Falling in Love

I don’t know when I fell in love with you. It certainly wasn’t love at first sight, standing outside the church’s auditorium while the volunteers inside listened to Michael Jackson set to the beat of their vacuuming. I certainly was in love with the idea of love; of a Prince Charming to share life with. But I didn’t know who that would even look like and I certainly wasn’t looking for him as I searched through the cleaning closet that Saturday evening.

love020915And then we began to spend time together and I think I first fell in love with the way you made me feel. Special, known, celebrated; how somehow you took the world around me and made it lighter. I wanted that joyous feeling to last forever; to grasp it tightly so my heart would always beat a little quicker when you were around.

Near this date 25 years ago, you asked me to marry you. My heart leapt with joy at the thought of sharing my life with you.

Even as we got married, I think I was still only in love with how I felt with you around – the buoyancy of life, the intense feeling of things – your face and the way the whole world felt when mine found yours.
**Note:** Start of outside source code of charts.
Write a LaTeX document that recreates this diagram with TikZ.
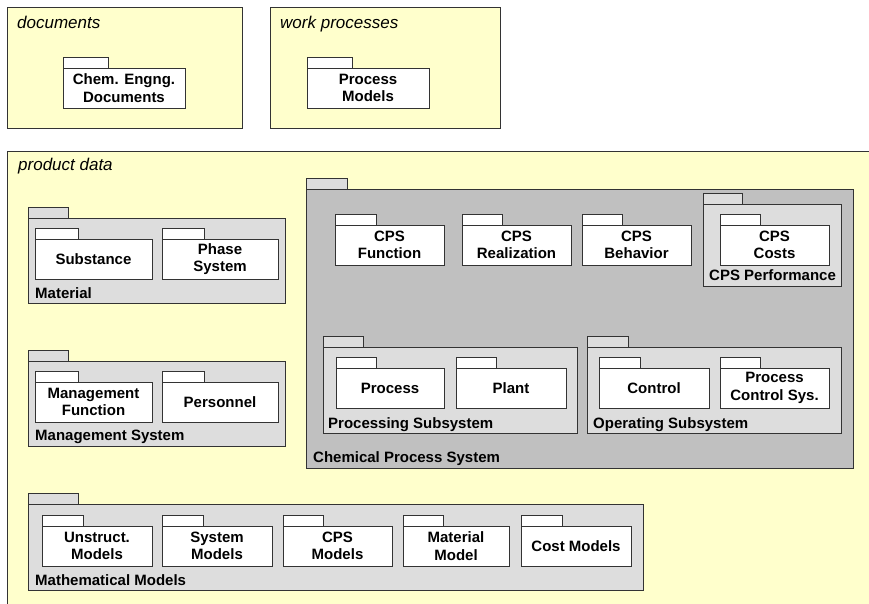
\documentclass[tikz,border=0pt]{standalone}
\usepackage{fontspec}
\setmainfont{Liberation Sans}
\usepackage{tikz}
\usetikzlibrary{shapes, positioning, shadows}
\definecolor{cYellow}{RGB}{255,255,204}
\definecolor{cGrey}{RGB}{192,192,192}
\definecolor{cLight}{RGB}{221,221,221}

\begin{document}
\begin{tikzpicture}[x=1pt, y=-1pt,
            box/.style={rectangle, draw=black!80, line width=1pt, anchor=north west,
                        inner sep=0pt, outer sep=0pt,
                        drop shadow={shadow xshift=1.2pt, shadow yshift=-1.2pt, fill=black!35, opacity=1}},
            frame/.style={box, fill=cYellow},
            group/.style={box, fill=cLight},
            leaf/.style={box, fill=white, minimum height=40, align=center,
                         font=\fontsize{15}{17.5}\selectfont\bfseries},
            tab/.style={rectangle, draw=black!80, line width=1pt, anchor=south west,
                        inner sep=0pt, outer sep=0pt, minimum height=10.5},
            lbl/.style={anchor=base west, inner sep=0pt, font=\fontsize{15}{17.5}\selectfont\bfseries},
            ttl/.style={anchor=base west, inner sep=0pt, font=\fontsize{17}{20}\selectfont\itshape}]
            \clip (0,0) rectangle (869,603);
            % outer areas
            \node[frame, minimum width=235, minimum height=121] (docs) at (7,7) {};
            \node[ttl] (ldocs) at (17,28) {documents};
            \node[frame, minimum width=230, minimum height=121] (work) at (270,7) {};
            \node[ttl] (lwork) at (280,28) {work processes};
            \node[frame, minimum width=880, minimum height=470] (prod) at (7,151) {};
            \node[ttl] (lprod) at (18,170) {product data};
            \node[leaf, minimum width=122] (chemdoc) at (63,68) {Chem. Engng.\\Documents};
            \node[leaf, minimum width=122] (procmod) at (307,68) {Process\\Models};
            % material and management
            \node[group, minimum width=257, minimum height=85] (mat) at (28,218) {};
            \node[leaf, minimum width=117] (subst) at (35,239) {Substance};
            \node[leaf, minimum width=116] (phase) at (162,239) {Phase\\System};
            \node[lbl] (lmat) at (35,298) {Material};
            \node[group, minimum width=257, minimum height=85] (mgmt) at (28,361) {};
            \node[leaf, minimum width=117] (mfun) at (35,382) {Management\\Function};
            \node[leaf, minimum width=116] (pers) at (162,382) {Personnel};
            \node[lbl] (lmgmt) at (35,440) {Management System};
            % chemical process system
            \node[box, fill=cGrey, minimum width=547, minimum height=279] (cps) at (306,189) {};
            \node[leaf, minimum width=109] (cpsfun) at (335,225) {CPS\\Function};
            \node[leaf, minimum width=109] (cpsreal) at (462,225) {CPS\\Realization};
            \node[leaf, minimum width=109] (cpsbeh) at (582,225) {CPS\\Behavior};
            \node[group, minimum width=138, minimum height=82] (perf) at (703,204) {};
            \node[leaf, minimum width=109] (costs) at (720,225) {CPS\\Costs};
            \node[lbl] (lperf) at (709,280) {CPS Performance};
            \node[group, minimum width=254, minimum height=86] (procsub) at (323,347) {};
            \node[leaf, minimum width=108] (proc) at (336,368) {Process};
            \node[leaf, minimum width=110] (plant) at (456,368) {Plant};
            \node[lbl] (lprocsub) at (328,428) {Processing Subsystem};
            \node[group, minimum width=254, minimum height=86] (opsub) at (587,347) {};
            \node[leaf, minimum width=110] (ctrl) at (599,368) {Control};
            \node[leaf, minimum width=109] (pcs) at (720,368) {Process\\Control Sys.};
            \node[lbl] (lopsub) at (593,428) {Operating Subsystem};
            \node[lbl] (lcps) at (313,462) {Chemical Process System};
            % mathematical models
            \node[group, minimum width=615, minimum height=86] (math) at (28,504) {};
            \node[leaf, minimum width=110] (unstr) at (42,526) {Unstruct.\\Models};
            \node[leaf, minimum width=110] (sysmod) at (162,526) {System\\Models};
            \node[leaf, minimum width=109] (cpsmod) at (283,526) {CPS\\Models};
            \node[leaf, minimum width=106] (matmod) at (403,526) {Material\\Model};
            \node[leaf, minimum width=110] (cost) at (521,526) {Cost Models};
            \node[lbl] (lmath) at (35,585) {Mathematical Models};
            % package tabs
            \foreach \p/\w in {cps/41, perf/39, procsub/40, opsub/41, mat/40, mgmt/40, math/50}
                \node[tab, fill=cLight, minimum width=\w] (t\p) at (\p.north west) {};
            \foreach \p/\w in {chemdoc/45, procmod/45, subst/43, phase/42, mfun/43, pers/42,
                               cpsfun/41, cpsreal/40, cpsbeh/40, costs/40, proc/40, plant/40,
                               ctrl/41, pcs/40, unstr/41, sysmod/41, cpsmod/40, matmod/40, cost/41}
                \node[tab, fill=white, minimum width=\w] (t\p) at (\p.north west) {};
        \end{tikzpicture}
\end{document}
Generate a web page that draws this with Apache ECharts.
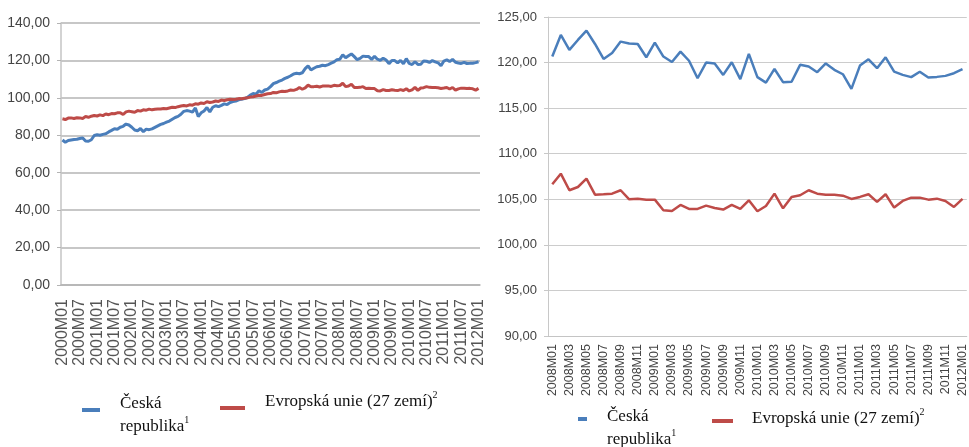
<!DOCTYPE html>
<html>
<head>
<meta charset="utf-8">
<script src="https://cdn.jsdelivr.net/npm/echarts@6/dist/echarts.min.js"></script>
<style>html,body{margin:0;padding:0;background:#fff}#chart{width:969px;height:447px}</style>
</head>
<body>
<div id="chart"></div>
<script>
// levy graf 2000M01-2007M12, pravy graf 2008M01-2012M01
var czEarly = [77.5,76.3,77.2,77.5,77.8,77.9,78.3,78.6,76.9,76.8,77.6,79.9,
  80.3,80.0,80.5,80.8,81.8,82.6,83.5,83.2,84.3,84.8,86.0,85.5,
  84.3,82.8,82.4,83.6,81.9,83.3,83.0,83.4,84.2,85.0,85.8,86.3,
  87.0,87.6,88.6,89.5,90.1,91.2,92.8,93.2,92.9,92.4,94.6,90.0,
  92.0,93.0,94.8,92.5,95.0,95.8,95.3,96.0,96.8,96.4,97.5,98.0,
  98.3,98.9,99.3,99.6,100.2,101.5,102.3,102.0,103.8,102.9,104.2,104.7,
  106.0,107.6,108.2,108.9,109.5,110.4,111.0,111.8,112.8,113.1,112.9,113.4,
  115.6,117.1,114.9,115.8,116.6,116.9,117.4,117.2,117.8,118.5,119.2,120.4];
var euEarly = [88.8,88.4,89.2,89.3,89.0,89.4,89.3,89.0,90.0,89.6,90.2,90.6,
  90.3,90.9,90.5,91.4,91.0,91.6,91.5,92.0,92.1,91.1,92.5,92.9,
  92.6,92.3,93.2,92.9,93.6,93.4,94.0,93.6,93.9,94.1,94.0,94.3,
  94.2,94.6,95.0,94.8,95.3,95.6,95.9,95.7,96.3,96.1,96.8,96.6,
  97.3,97.0,97.9,97.5,97.8,98.3,98.1,98.8,98.6,99.0,99.3,99.1,
  99.3,99.6,99.5,99.8,100.0,100.4,100.6,101.0,101.4,101.3,101.8,102.2,
  102.3,102.9,102.7,103.2,103.5,103.4,103.7,104.2,104.0,104.5,105.5,104.6,
  105.3,106.8,105.9,106.0,106.2,105.8,106.3,106.4,106.4,106.1,106.7,106.5];
var czRecent = [120.66,123.03,121.39,122.48,123.5,122.04,120.4,121.06,122.3,122.1,122.04,120.58,
  122.19,120.66,120.07,121.2,120.2,118.28,120.0,119.9,118.65,120.04,118.18,120.95,
  118.4,117.8,119.3,117.85,117.9,119.75,119.56,118.94,119.9,119.2,118.72,117.12,
  119.67,120.36,119.38,120.58,119.0,118.65,118.4,119.0,118.36,118.43,118.54,118.83,
  119.27];
var euRecent = [106.64,107.81,105.99,106.35,107.26,105.51,105.55,105.62,105.99,105.0,105.07,104.96,
  104.96,103.8,103.72,104.38,103.94,103.94,104.3,104.05,103.87,104.38,103.94,104.89,
  103.69,104.27,105.62,104.01,105.26,105.44,105.99,105.62,105.51,105.51,105.4,105.04,
  105.26,105.55,104.71,105.55,104.09,104.82,105.18,105.18,104.96,105.07,104.82,104.16,
  105.04];
var leftTicks = [0, 140, 20];
var rightTicks = [90, 125, 5];

var months = [];
for (var y = 2000; y <= 2012; y++) {
  for (var m = 1; m <= 12; m++) {
    months.push(y + 'M' + (m < 10 ? '0' + m : m));
    if (y === 2012) break;
  }
}
var monthsRecent = months.slice(96);
var czAll = czEarly.concat(czRecent);
var euAll = euEarly.concat(euRecent);

var blue = '#4a7ebb', red = '#be4b48';
var nameCz = 'Česká republika', nameEu = 'Evropská unie (27 zemí)';
function czech(v) { return v.toFixed(2).replace('.', ','); }

var serifRich = {
  t: { fontFamily: 'Liberation Serif', fontSize: 17, lineHeight: 23, color: '#111' },
  s: { fontFamily: 'Liberation Serif', fontSize: 10, lineHeight: 23, verticalAlign: 'top', padding: [0, 0, 8, 0], color: '#111' }
};
function legendCz(left, top, w, padTop, padLeft) {
  return {
    left: left, top: top, padding: 0, icon: 'rect', itemWidth: w, itemHeight: 4,
    data: [nameCz], selectedMode: false,
    formatter: function () { return '{t|Česká}\n{t|republika}{s|1}'; },
    textStyle: { padding: [padTop, 0, 0, padLeft], rich: serifRich }
  };
}
function legendEu(left, top, w, padBottom, padLeft) {
  return {
    left: left, top: top, padding: 0, icon: 'rect', itemWidth: w, itemHeight: 4,
    data: [nameEu], selectedMode: false,
    formatter: function () { return '{t|Evropská unie (27 zemí)}{s|2}'; },
    textStyle: { padding: [0, 0, padBottom, padLeft], rich: serifRich }
  };
}

var chart = echarts.init(document.getElementById('chart'));
var option = {
  animation: false,
  backgroundColor: '#fff',
  legend: [
    legendCz(82, 395.5, 18, 11, 15),
    legendEu(220, 390.5, 25, 12, 15),
    legendCz(578, 408.5, 9, 19, 15),
    legendEu(712, 407.5, 21, 4, 14)
  ],
  grid: [
    { left: 61, right: 489, top: 23, bottom: 162 },
    { left: 548, right: 1, top: 17, bottom: 111 }
  ],
  xAxis: [
    {
      type: 'category', gridIndex: 0, data: months, boundaryGap: true,
      axisLine: { lineStyle: { color: '#b4b4b4', width: 1.5 } },
      axisTick: { interval: 0, length: 5, lineStyle: { color: '#b4b4b4' } },
      axisLabel: { interval: 5, rotate: 90, margin: 14, fontSize: 16, color: '#555', fontFamily: 'Liberation Sans' }
    },
    {
      type: 'category', gridIndex: 1, data: monthsRecent, boundaryGap: true,
      axisLine: { lineStyle: { color: '#c4c4c4' } },
      axisTick: { interval: 0, length: 5, lineStyle: { color: '#c4c4c4' } },
      axisLabel: { interval: 1, rotate: 90, margin: 8, fontSize: 12.5, color: '#444', fontFamily: 'Liberation Sans' }
    }
  ],
  yAxis: [
    {
      type: 'value', gridIndex: 0, min: leftTicks[0], max: leftTicks[1], interval: leftTicks[2],
      axisLine: { show: true, lineStyle: { color: '#c4c4c4', width: 1.5 } },
      axisTick: { show: true, length: 4, lineStyle: { color: '#b4b4b4' } },
      axisLabel: { formatter: czech, margin: 11, fontSize: 14, color: '#444', fontFamily: 'Liberation Sans' },
      splitLine: { lineStyle: { color: '#b4b4b4', width: 1.5 } }
    },
    {
      type: 'value', gridIndex: 1, min: rightTicks[0], max: rightTicks[1], interval: rightTicks[2],
      axisLine: { show: true, lineStyle: { color: '#c8c8c8' } },
      axisTick: { show: true, length: 4, lineStyle: { color: '#c8c8c8' } },
      axisLabel: { formatter: czech, margin: 11, fontSize: 13, color: '#444', fontFamily: 'Liberation Sans' },
      splitLine: { lineStyle: { color: '#cccccc' } }
    }
  ],
  series: [
    { name: nameCz, type: 'line', xAxisIndex: 0, yAxisIndex: 0, data: czAll, showSymbol: false, color: blue, lineStyle: { width: 3, color: blue } },
    { name: nameEu, type: 'line', xAxisIndex: 0, yAxisIndex: 0, data: euAll, showSymbol: false, color: red, lineStyle: { width: 3, color: red } },
    { name: nameCz, type: 'line', xAxisIndex: 1, yAxisIndex: 1, data: czRecent, showSymbol: false, color: blue, lineStyle: { width: 2.5, color: blue } },
    { name: nameEu, type: 'line', xAxisIndex: 1, yAxisIndex: 1, data: euRecent, showSymbol: false, color: red, lineStyle: { width: 2.5, color: red } }
  ]
};
chart.setOption(option);
</script>
</body>
</html>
But, a wedding is a beginning and our love was just that – a tender root about to send up shoots that could weather whatever the world would toss our way. Our love has grown into something strong. For the real falling in love with someone takes years – the long, slow fall away from yourself and into an eternal union with someone who is both known, but at the same time a mysterious stranger. Because marriage alters us, we are strangers who keep discovering the other’s stories. With that transformation, we free each other within the wide expanses of God’s love. The miracle of love takes years – because freedom only comes from the consistent surrender of love showered each and every day.

A proposal is marvelous and a wedding is pure delight, but love’s greatness is rooted in the depth of service. The only way to rise to the challenges of love is to serve. That’s what I’ve learned being close to you all these years. You can only truly love someone when you are willing to serve them with grace. My apologies to all the brides and grooms out there, but what you feel on your wedding day is only skimming the surface. The depths of love are found in doing love, in serving love, in sacrificing for love and in paying the price of love. Truth is you can only fall in love when you surrender your needs for your love.

That cannot be found at an altar. It takes the romance of unplugging the toilet, of providing comfort during an illness, of washing dishes and of constant laundry. A true romance is both messy and beautiful; its affection forged by hard work and effort.

As we grow older, as the number of anniversaries increase, it doesn’t really matter when I fell in love with you. Just that I did. And now the rhythm of my heart still beats faster when your eyes meet mine. It quickens, not from the lovesick heart of a bride, but from our souls mingling late into the surrender made in the name of love.